Of course, he remembers the happy times as well: “There have been thousands of little things,” he said: “Holidays, countless weddings, joyous occasions of all kinds.” He particularly recalled the famous Crozet Baptist singing Christmas tree, where choir members mounted a tree-shaped structure and sang in the dark, with only their collars of light to illuminate the sanctuary and outline the shape of a giant tree. Another very happy memory is the church’s centennial in 2003.
He takes a lot of pride in some of his long-range accomplishments, although he attributes the success to those who came before him as well as the nature of the congregation, which has always been welcoming, tolerant and warm. He’s proud that his church has played major part in the ecumenical movement of churches in Crozet, where different religions are able to work together on worthwhile projects. He’s enjoyed his role as mentor to young ministers who have gone on to become pastors of their own churches. He named Colleen Swingle Titus, who is now the pastor of Park Street Christian Church in Charlottesville; Tracy Pugh, who now leads the Sycamore Baptist Church in Franklin; and Sam Kellam, who is the pastor of Mountain Plain Baptist Church in Crozet.
Kellam told a story about David’s influence on him. “I was actually a committed atheist,” he said. “I met David when my kids were at vacation Bible school. He was so warm, and so approachable that I started to change my attitude towards religion.” Kellam said it wasn’t long after he became a Christian that he felt a call to the ministry. “David’s been very generous with his time, helping me through my personal religious journey, and then helping me as a new minister.” He honored Susan as well: “They’re a remarkable duo.”
Several of the speakers at the celebration mentioned the couple’s humility. They’re not inclined to be judgmental or act as if they never make a mistake. As if to prove this point, David told a story, confirmed by Kellam. “I played a lot of ping-pong at the church with Sam, and it was often at a time that the youth music group practiced in another room,” he said. One night, they could hear the piano playing, and David thought it would be fun for the little band to have their minister burst into the room, while loudly singing a silly song he made up on the spot. “Instead, it was a piano recital and I completely crashed it in the most embarrassing way possible.”
Long-time friend and Crozet historian Phil James sent another story about the two families trying to have a picnic at Reddish Knob in threatening weather. David remembered it, too: “We started the fire, and we were going to grill hamburgers.” When it started to rain, three of the friends sheltered under a tarpaulin while, a few feet away, David wrapped himself up in a garbage bag, figuring the storm would blow over. The rain turned to hail, and the little group had to grab their soggy hamburgers and return to Crozet, but not before James snapped a comic shot of the minister huddling in green plastic.
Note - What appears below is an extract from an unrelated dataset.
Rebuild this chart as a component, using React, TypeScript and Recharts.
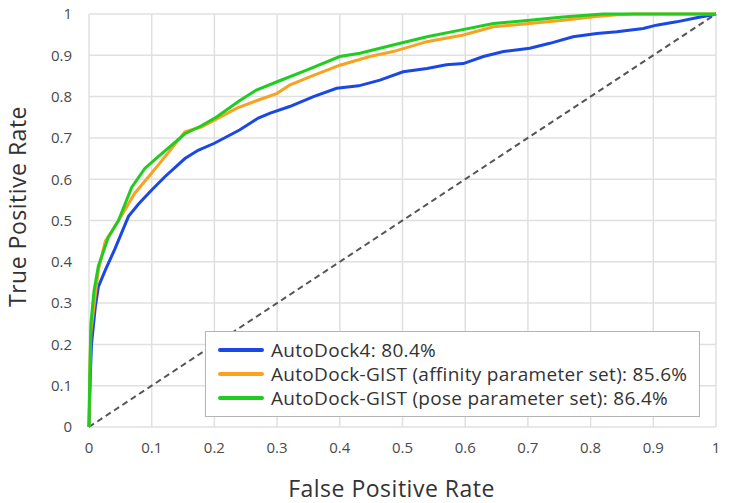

James finished on a more serious note: “God knew what He was doing when he sent David to us, and our town is the better for it.”
David said that hearing the kind words of his congregation was very affecting for both him and Susan: “We didn’t sleep at all Sunday night,” he said. Earlier, at the church, he addressed the group as the party ended: “We’ve grown up in this church. Thank you for your grace in allowing us to make mistakes. It’s been our life. It IS our life.”